Every business is looking for the ‘slight edge’ to give them a competitive advantage. But how about if I told you that you could become 15 % more productive by doing one small, low-cost thing?
What if I also told you that doing the same thing would make your employees happier and more creative too? Would you put it into action immediately?
It’s true, and it’s backed up by plenty of research and science.
Dr Craig Knight from Exeter University and his fellow psychologists, who have been studying the issue for 10 years, concluded that employees were 15% more productive when “lean” workplaces were filled with just a few houseplants, as employees who actively engage with their surroundings are better workers.
The study says that offices devoid of natural elements and distractions are “the most toxic space” you can put a human into and reports that workers perform better when household plants are added to workplaces.

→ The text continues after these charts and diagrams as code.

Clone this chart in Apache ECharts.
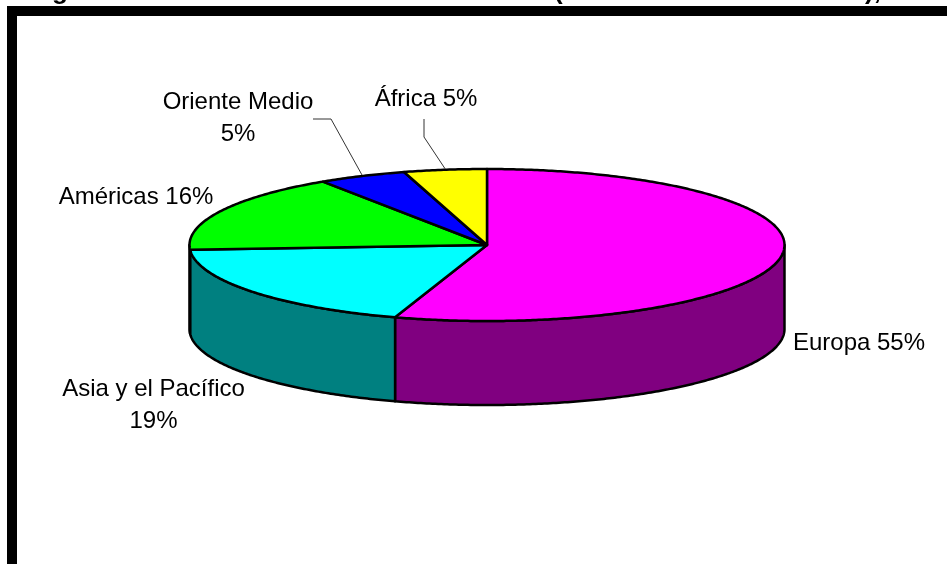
<!DOCTYPE html>
<html>
<head>
<meta charset="utf-8">
<style>html,body{margin:0;padding:0;background:#fff}#c{width:947px;height:564px}</style>
<script src="https://cdn.jsdelivr.net/npm/echarts@6/dist/echarts.min.js"></script>
</head>
<body>
<div id="c"></div>
<script>
// Data (clockwise from 12 o'clock)
const regions = ['Europa', 'Asia y el Pacífico', 'Américas', 'Oriente Medio', 'África'];
const shares = [55, 19, 16.7, 4.8, 4.5];
const topColors = ['#FF00FF', '#00FFFF', '#00FF00', '#0000FF', '#FFFF00'];
const sideColors = ['#800080', '#008080', '#008000', '#000080', '#808000'];
const titleFragments = ['g', '(', '),'];

// Layout
const pie = { cx: 487, cy: 245, rx: 297.5, ry: 76, depth: 84 };
const labelLayout = [
  { lines: ['Europa 55%'], x: 859, y: [343] },
  { lines: ['Asia y el Pacífico', '19%'], x: 153.5, y: [389, 421] },
  { lines: ['Américas 16%'], x: 136, y: [197] },
  { lines: ['Oriente Medio', '5%'], x: 238, y: [102, 134] },
  { lines: ['África 5%'], x: 426, y: [99] }
];
const leaderLayout = { 3: [[331, 119], [313, 119]], 4: [[424, 137], [424, 119]] };
const fragmentLayout = [{ x: 52 }, { x: 554 }, { x: 865 }];

const total = shares.reduce((a, b) => a + b, 0);
let acc = 0;
const slices = shares.map((v, i) => {
  const start = acc / total * 2 * Math.PI;
  acc += v;
  return { start, end: acc / total * 2 * Math.PI, i };
});
const pt = (a, dy) => [pie.cx + pie.rx * Math.sin(a), pie.cy - pie.ry * Math.cos(a) + (dy || 0)];
const arc = (a0, a1, dy) => {
  const n = Math.max(2, Math.ceil((a1 - a0) / 0.01));
  const out = [];
  for (let k = 0; k <= n; k++) out.push(pt(a0 + (a1 - a0) * k / n, dy));
  return out;
};
const edge = { stroke: '#000', lineWidth: 2.5, lineJoin: 'round' };
const sliceData = slices.map(s => [s.start, s.end, s.i]);

const sideSeries = {
  type: 'custom', coordinateSystem: 'none', silent: true, data: sliceData, z: 2,
  renderItem(params, api) {
    const a0 = Math.max(api.value(0), Math.PI / 2);
    const a1 = Math.min(api.value(1), Math.PI * 1.5);
    if (a1 <= a0) return null;
    const front = arc(a0, a1, 0);
    const back = arc(a0, a1, pie.depth).reverse();
    return { type: 'polygon', shape: { points: front.concat(back) },
      style: Object.assign({ fill: sideColors[api.value(2)] }, edge) };
  }
};
const topSeries = {
  type: 'custom', coordinateSystem: 'none', silent: true, data: sliceData, z: 3,
  renderItem(params, api) {
    const pts = [[pie.cx, pie.cy]].concat(arc(api.value(0), api.value(1), 0));
    return { type: 'polygon', shape: { points: pts },
      style: Object.assign({ fill: topColors[api.value(2)] }, edge) };
  }
};
const leaderSeries = {
  type: 'custom', coordinateSystem: 'none', silent: true, data: sliceData, z: 4,
  renderItem(params, api) {
    const tail = leaderLayout[api.value(2)];
    if (!tail) return null;
    const anchor = pt((api.value(0) + api.value(1)) / 2, -1);
    return { type: 'polyline', shape: { points: [anchor].concat(tail) },
      style: { stroke: '#333', lineWidth: 1, fill: null } };
  }
};

const labelGraphics = [];
labelLayout.forEach(l => l.lines.forEach((t, k) => labelGraphics.push({
  type: 'text', x: l.x, y: l.y[k], silent: true,
  style: { text: t, font: '24px "Liberation Sans", Arial, sans-serif', fill: '#000',
    align: 'center', verticalAlign: 'middle' }
})));
const fragmentGraphics = titleFragments.map((t, i) => ({
  type: 'text', x: fragmentLayout[i].x, y: 5, silent: true,
  style: { text: t, font: 'bold 26px "Liberation Sans", Arial, sans-serif', fill: '#000',
    align: 'left', verticalAlign: 'bottom' }
}));
const frameGraphics = [
  { type: 'rect', shape: { x: 7, y: 6, width: 940, height: 10 }, style: { fill: '#000' }, silent: true },
  { type: 'rect', shape: { x: 7, y: 6, width: 10, height: 558 }, style: { fill: '#000' }, silent: true }
];

const chart = echarts.init(document.getElementById('c'), null, { renderer: 'canvas' });
chart.setOption({
  animation: false,
  backgroundColor: '#fff',
  graphic: { elements: frameGraphics.concat(fragmentGraphics, labelGraphics) },
  series: [sideSeries, topSeries, leaderSeries]
});
</script>
</body>
</html>
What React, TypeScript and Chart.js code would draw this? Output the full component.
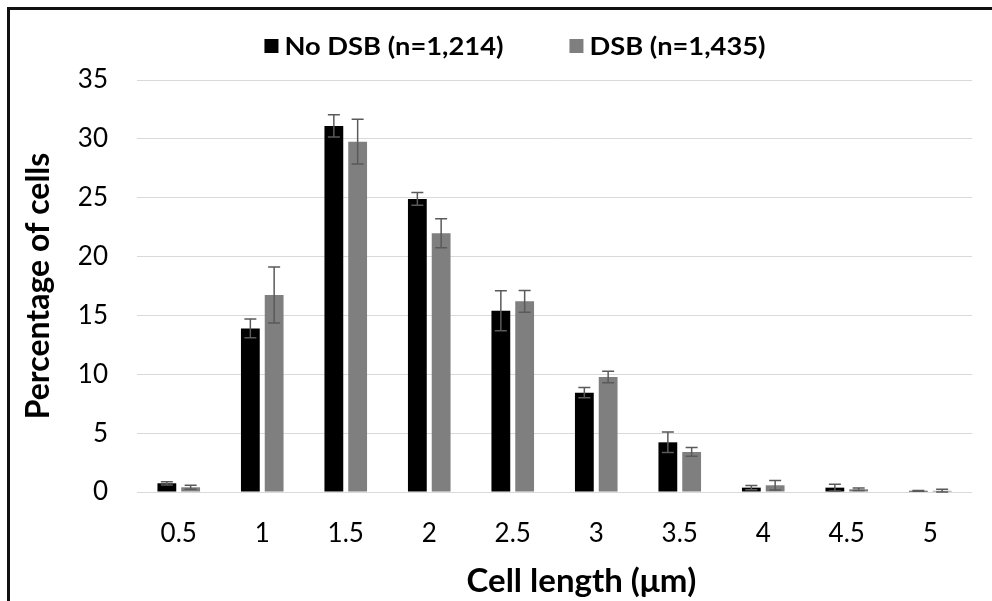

Collaborating with academics from four universities in Australia, the UK and the Netherlands, Knight said he had wondered for years why the fashion for spartan offices has been so dominant in the business world, and the obvious benefits of office plants ignored. “If you put an ant into a ‘lean’ jam jar, or a gorilla in a zoo into a ‘lean’ cage – they’re miserable beasties,” he said. People in “lean” offices are no different, he added.
Essentially planting in the workplace makes you more productive because it connects you back to nature, this innate desire, which is hardwired into our DNA is called Biophilia. If you take a human out of ‘nature’ and put them in a clinical, space devoid of natural elements and colour and you will increase stress and anxiety levels.
Researchers extensively studied workplaces over an 18 month period, including a call centre in the Netherlands and a large City auditor in London to see how even a small number of plants could rapidly improve performance.
The City auditors, which Knight declined to name, had spent “a lot of money” on their office, he said. “They had very expensive desks … banners that were just to do with the company … it was a beautifully sparse environment.”
Yet when plants were brought into the offices (one plant per square metre), employee performance on memory retention and other basic tests improved substantially.
“What was important was that everybody could see a plant from their desk. If you are working in an environment where there’s something to get you psychologically engaged you are happier and you work better,” Knight said.
He hopes the project, the first of its kind carried out in functioning offices, will bury the lean office practice for which he said there was no scientific support.
Prof Alex Haslam, from the University of Queensland’s School of Psychology, who co-authored the study, added: “The ‘lean’ philosophy has been influential across a wide range of organisational domains. Our research questions this widespread conviction that less is more. Sometimes less is just less.